# What to Expect When You're Expecting a Budget
Congress faces a fiscal reckoning as the deadline for passing a new budget looms. The House and Senate must navigate competing priorities from both parties while avoiding another government shutdown that could cripple federal operations.
Republicans control the House with a narrow majority, giving them leverage but also responsibility for moving legislation. Democrats hold the Senate, creating the divided government dynamics that typically demand compromise. The two chambers must reconcile sharply different spending priorities, from defense increases that Republicans seek to social programs Democrats protect.
The timeline pressures lawmakers to act quickly. Without a budget agreement or continuing resolution by the deadline, federal agencies would halt non-essential operations, leaving hundreds of thousands of workers furloughed and delaying payments to contractors and benefit recipients.
House Republicans have signaled demands for spending cuts and stricter immigration enforcement measures. Senate Democrats resist significant cuts to education, healthcare, and environmental programs. These positions form the core tension blocking agreement.
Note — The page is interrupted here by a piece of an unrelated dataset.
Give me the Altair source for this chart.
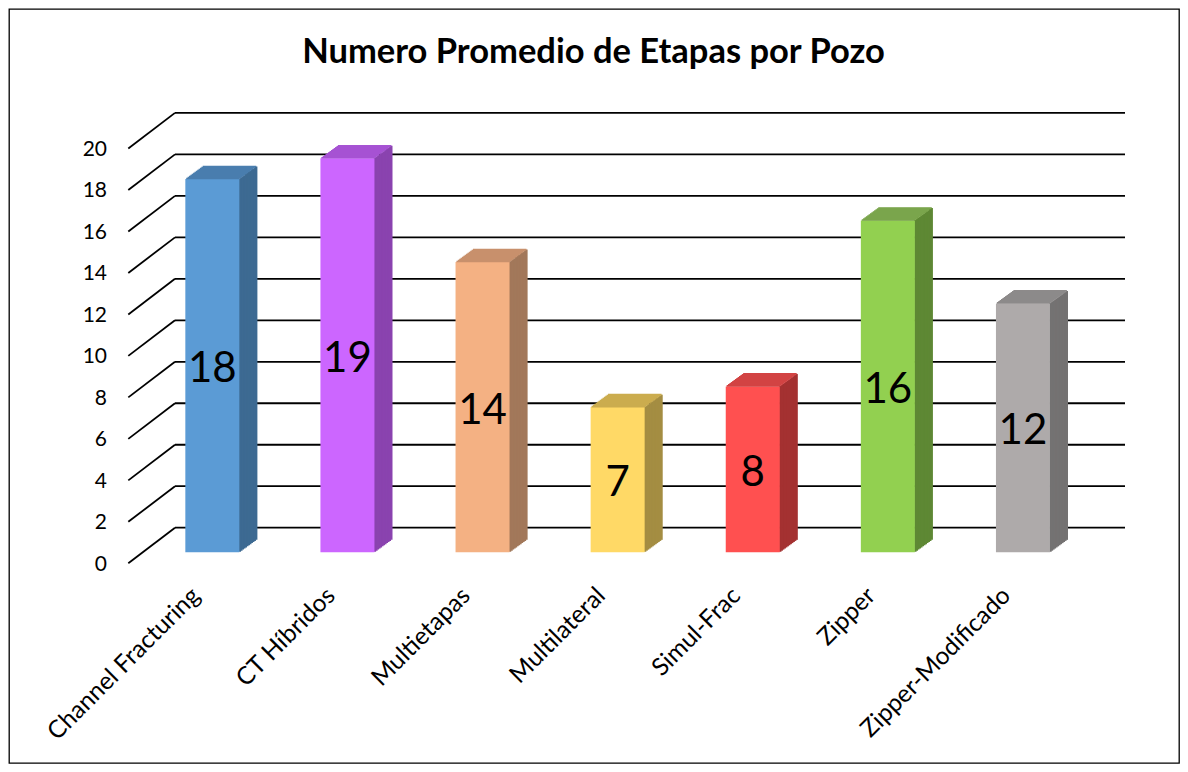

Past budget battles have dragged into the final hours, with last-minute deals hammered out in late-night negotiations. The pattern rewards brinkmanship and punishes early compromise, creating cycles of uncertainty that federal agencies struggle to manage.
Key committees in both chambers will hold hearings on spending priorities. Party leaders will attempt negotiations away from public view, testing where compromise exists. Staff members will draft legislative language and score the fiscal impact of various proposals.
The outcome determines federal funding through the fiscal year. A clean continuing resolution simply extends current spending levels temporarily. A full budget agreement allows reallocation of funds to reflect new priorities, but requires the contentious tradeoffs both parties seek to avoid.
Economists warn that repeated budget crises damage long-term planning and economic confidence. Federal agencies cannot hire, execute contracts, or launch new initiatives during shutdowns. Private companies depending on government spending face their own delays.